What separates those who score in the upper reaches of the GMAT from those who score below 690?

To find out how the most successful business school aspirants achieve their high scores, Poets&Quants teamed up with Magoosh Test Prep to survey nearly 200 recent GMAT test takers, including Jeffrey Messina. We compared the study habits of students who scored in the top 10% (with a 690 or better) to the rest of the test-taking pool. For the purposes of this survey, students who scored a 690 or above will be referred to as “top scorers” and students who scored below 690 as “other scorers”. A total of 197 students were in the study.

Five Big Takeaways

Confidence is key. Some 66% of top scorers said they felt confident and calm going into the exam, whereas less than half of other scorers felt that way.

Students don’t need to break the bank. The majority of top scorers (58%) spent only $100 to $300 on their test prep. 39% of other scorers spent over $300, while only 31% of top scorers shelled out that much cash.

Regular exercise correlates with higher scores. Of the test takers who exercised at least once per week, the majority (58%) scored a 690 or better.

Forget last-minute cramming. 79% of top scorers gave themselves a break the day before the exam. Only 67% of other scorers did the same.

There’s a study-time sweet spot. A majority of top scorers studied for one to three months and 87% of studied between 1 and 6 months. 32% of other scorers either studied for less than a month or more than 6 months.


Consider Messina, who expects to apply to the top five business for entry in the fall of next year. “The biggest thing is to treat it as a job,” he says. “Stick to a schedule, otherwise you will just keep pushing it back.”

The consultant had one advantage: His undergraduate major was economics, with a heavy dose of math. Still, he hadn’t approached the SAT which any systematic rigor, confessing he was more interested in girls and playing soccer. But when it came to the GMAT, Messina adopted an entirely different modus operandi. His demanding job in economics consulting requires 60 hours of work a week. So he had to create a smart study plan.
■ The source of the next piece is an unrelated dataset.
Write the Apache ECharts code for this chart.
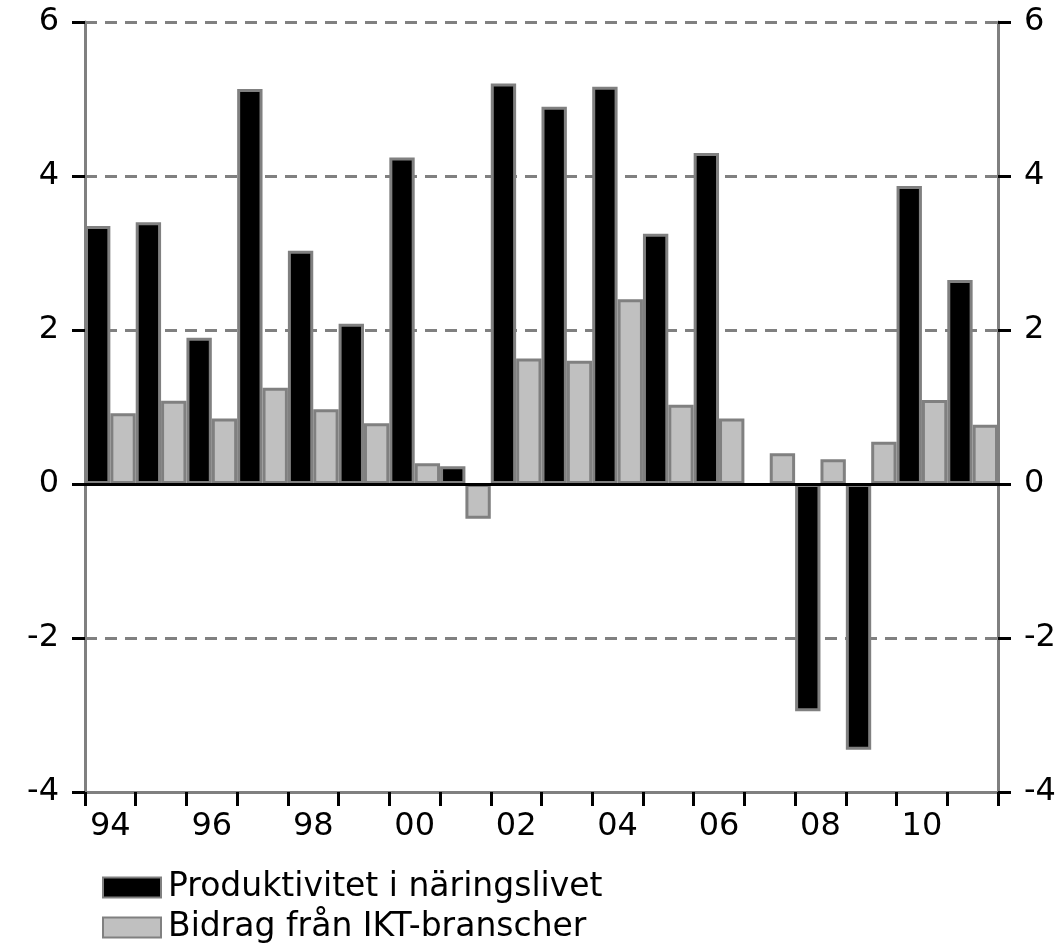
<!DOCTYPE html>
<html><head><meta charset="utf-8">
<script src="https://cdn.jsdelivr.net/npm/echarts@6/dist/echarts.min.js"></script>
<style>html,body{margin:0;padding:0;background:#fff}#c{width:1064px;height:945px}</style>
</head><body><div id="c"></div>
<script>
var years = ['94','95','96','97','98','99','00','01','02','03','04','05','06','07','08','09','10','11'];
var produktivitet = [3.35,3.40,1.90,5.13,3.03,2.08,4.24,0.23,5.20,4.90,5.16,3.25,4.30,null,-2.95,-3.45,3.87,2.65];
var bidrag = [0.92,1.08,0.85,1.25,0.97,0.79,0.27,-0.45,1.63,1.60,2.40,1.03,0.85,0.40,0.32,0.55,1.09,0.77];
var seriesNames = ['Produktivitet i näringslivet','Bidrag från IKT-branscher'];
var yTicks = {min:-4, max:6, interval:2};

var font = 'DejaVu Sans';
function yAxis(pos){
  return {
    type:'value', position:pos, min:yTicks.min, max:yTicks.max, interval:yTicks.interval,
    axisLine:{show:true, lineStyle:{color:'#808080', width:3}},
    axisTick:{show:true, inside:false, length:13, lineStyle:{color:'#000', width:3}},
    axisLabel:{color:'#000', fontFamily:font, fontSize:32, margin:26},
    splitLine:{show:pos==='left', lineStyle:{color:'#808080', width:3, type:[12,8]}}
  };
}
function legend(i, top){
  return {
    orient:'vertical', left:97, top:top, itemWidth:58, itemHeight:20, icon:'rect',
    textStyle:{color:'#000', fontFamily:font, fontSize:33, padding:[0,0,0,2]},
    data:[seriesNames[i]]
  };
}
var chart = echarts.init(document.getElementById('c'), null, {renderer:'canvas'});
chart.setOption({
  animation:false,
  grid:{left:85, right:66, top:22, bottom:153, containLabel:false},
  legend:[legend(0, 866), legend(1, 906)],
  xAxis:{
    type:'category', data:years,
    axisLine:{show:true, onZero:false, lineStyle:{color:'#808080', width:3}},
    axisTick:{show:true, interval:0, length:14, lineStyle:{color:'#000', width:3}},
    axisLabel:{interval:1, color:'#000', fontFamily:font, fontSize:32, margin:19},
    splitLine:{show:false}
  },
  yAxis:[yAxis('left'), yAxis('right')],
  series:[
    {name:seriesNames[0], type:'bar', data:produktivitet, barGap:'0%', barCategoryGap:'0%',
     itemStyle:{color:'#000', borderColor:'#808080', borderWidth:3},
     markLine:{silent:true, symbol:'none', label:{show:false},
       lineStyle:{color:'#000', width:3, type:'solid'}, data:[{yAxis:0}], z:10}},
    {name:seriesNames[1], type:'bar', data:bidrag, barGap:'0%', barCategoryGap:'0%',
     itemStyle:{color:'#c0c0c0', borderColor:'#808080', borderWidth:3}}
  ]
});
</script></body></html>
First, he committed to a date for the test, paying the $250 to take it, allowing himself exactly three and one-half months to study so he wouldn’t be tempted to push back the test. He then adopted a pretty disciplined regimen every day of the week: He would get up at 5 a.m., work out for 30 minutes in the gym, and then study from 5:45 a.m. to 6:45 a.m. When Messina returned from work, he would put in another one to two hours of study every day, from 7 p.m. to 9 p.m.